Réactivité et globalité : l’AAE en outre-mer et à l’étranger
Responsive and Expeditionary: FASF Overseas
With its global network of support facilities, the French Air and Space Force (FASF) is able to act rapidly throughout the world to defend French strategic interests. This includes bringing aid to populations suffering natural disasters, evacuation of nationals and giving support to public services. This agility also contributes to understanding the overall strategic situation and to air diplomacy with regard to competitors and partners, as seen during its broad-ranging annual deployments—the Pegasus missions (Missions PÉGASE).
Plus de 2,6 millions de Français habitent en Outre-mer et environ 2 millions à l’étranger. Avec ses territoires ultramarins et ses points d’appui à l’étranger, la France dispose d’atouts exceptionnels qui participent à son autonomie et à sa profondeur stratégique. Le contexte international en forte dégradation nécessite cependant un changement de portage qui s’est traduit pour les Armées dans la Loi de programmation militaire (LPM). L’armée de l’Air et de l’Espace (AAE) est présente sur six sites en Outre-mer (Guyane, Antilles, Nouvelle-Calédonie, Polynésie, La Réunion, Mayotte), trois bases aériennes à l’étranger (Émirats arabes unis [EAU], Djibouti et Jordanie) et deux escales-détachements (Côte d’Ivoire et Gabon). Au service immédiat de nos concitoyens, en mesure de faire face à une brutale dégradation de toute nature (sécuritaire, climatique, etc.), nos 2 100 aviateurs et nos bases aériennes en OME, renforcés par des détachements projetés en quelques heures, ont été en première ligne ces derniers mois : au Levant pour lutter contre Daech, au Soudan pour évacuer nos ressortissants ainsi que des Européens, en mer Rouge en engageant des drones Shahed qui présentaient une menace contre la liberté de navigation, à Mayotte en soutien de la population lors du passage dévastateur du cyclone Chido, en Martinique lors des émeutes à Fort-de-France et en Nouvelle-Calédonie en appui des forces de sécurité intérieure.

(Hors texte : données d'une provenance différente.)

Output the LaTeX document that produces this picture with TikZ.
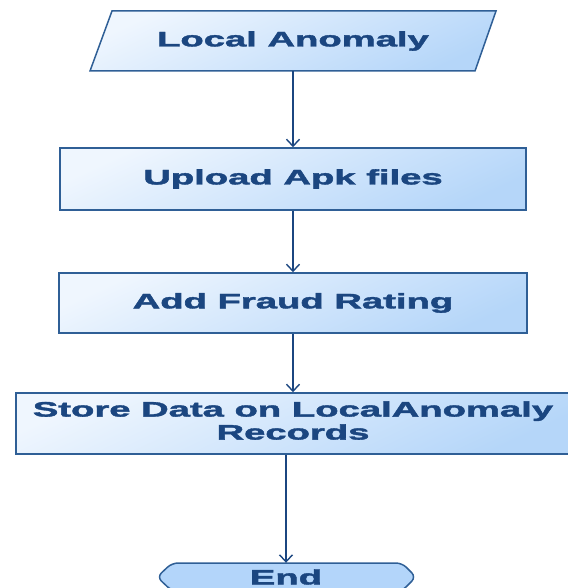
\documentclass[tikz,border=0pt]{standalone}
\usepackage{fontspec}
\setmainfont{Liberation Sans}[BoldFeatures={FakeBold=1.6}]
\usetikzlibrary{arrows.meta,calc}
\definecolor{edge}{HTML}{2F5F96}
\definecolor{ink}{HTML}{1B4680}
\definecolor{lite}{HTML}{EFF6FE}
\definecolor{deep}{HTML}{B5D6F9}
\definecolor{endfill}{HTML}{B3D5FA}
\newcommand{\wtxt}[1]{\scalebox{1.82}[1]{#1}}
\tikzset{
  boxfill/.style={shading=axis, top color=lite, bottom color=deep, shading angle=25},
  stepbox/.style={rectangle, draw=edge, line width=1.5pt, boxfill, inner sep=0pt,
     font=\fontsize{21}{23}\selectfont\bfseries, text=ink, align=center},
  lbl/.style={inner sep=0pt, font=\fontsize{21}{23}\selectfont\bfseries, text=ink, align=center},
  arr/.style={draw=ink, line width=1.9pt, -{Straight Barb[length=7pt,width=13pt,line width=1.4pt]}}
}
\begin{document}
\begin{tikzpicture}[x=1pt,y=-1pt]
\useasboundingbox (0,0) rectangle (567,588);
% parallelogram
\draw[edge, line width=1.5pt, boxfill] (112,11) -- (496,11) -- (475,71) -- (90,71) -- cycle;
\node[lbl, minimum width=385pt, minimum height=60pt] (a) at (293,41) {\wtxt{Local Anomaly}};
\node[stepbox, minimum width=466pt, minimum height=62pt] (b) at (293,179) {\wtxt{Upload Apk files}};
\node[stepbox, minimum width=468pt, minimum height=60pt] (c) at (293,303) {\wtxt{Add Fraud Rating}};
\node[stepbox, minimum width=554pt, minimum height=61pt] (d) at (293,423.5) {\wtxt{\begin{tabular}{@{}c@{}}Store Data on LocalAnomaly\\Records\end{tabular}}};
% terminator
\draw[edge, line width=1.5pt, fill=endfill, rounded corners=6pt] (172,563) -- (402,563) -- (416,577) -- (402,591) -- (172,591) -- (157,577) -- cycle;
\node[lbl, minimum width=258pt, minimum height=28pt] (e) at (286,577) {\wtxt{End}};
% connectors
\draw[arr] (a.south) -- (b.north);
\draw[arr] (b.south) -- (c.north);
\draw[arr] (c.south) -- (d.north);
\draw[arr] (d.south -| e.north) -- (e.north);
\end{tikzpicture}
\end{document}
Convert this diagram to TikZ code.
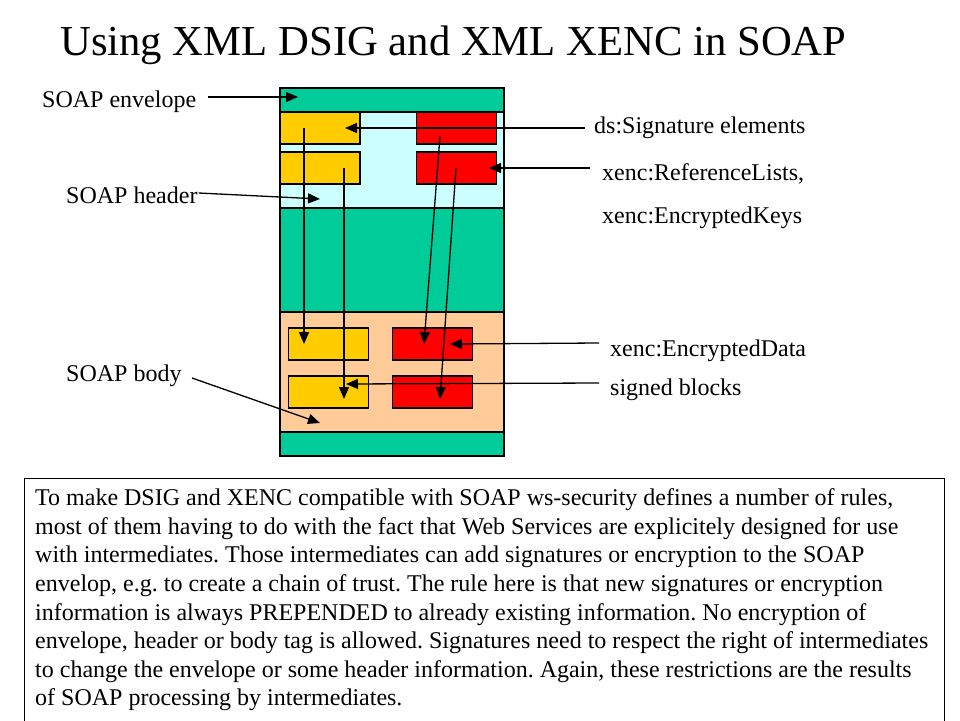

Quels sont, au regard des nouvelles dynamiques stratégiques, les enjeux pour l’AAE en OME ? Quels risques faut-il anticiper et quelles opportunités faut-il saisir ?
Le maillage de nos points d’appui OME : un atout remarquable au service des intérêts stratégiques de la Nation
L’AAE agit à partir de ses bases aériennes ou de ses détachements en OME pour mener un large panel de missions, sous les ordres d’un officier général ou amiral commandant les forces françaises de souveraineté (Commandement supérieur – COMSUP) ou de présence (Commandement des forces – COMFOR). Son action se situe généralement au sein de la zone de responsabilité du COMSUP-COMFOR, mais des bascules d’effort ordonnées par l’échelon stratégique peuvent être réalisées entre différents points d’appui pour gagner en réactivité et en masse.
Le réseau de nos points d’appui à partir de nos sites en OME est très étendu, ce qui, compte tenu de son allonge, permet à l’AAE d’agir sur l’ensemble du globe. Ce large maillage est un atout considérable pour la France, pour promouvoir et défendre ses intérêts, pour la sécurité de ses concitoyens, pour son rayonnement et ses partenariats. Il implique aussi des responsabilités, qui nécessitent un fort engagement pour les Armées. En cas de crise, les moyens prépositionnés de l’AAE constituent une première capacité de réaction avant l’envoi de renforts depuis la métropole. Nos bases en OME offrent des points d’entrée aux Armées, permettant d’accueillir de manière autonome des projections de puissance et de force depuis le territoire métropolitain, dans le tempo des crises.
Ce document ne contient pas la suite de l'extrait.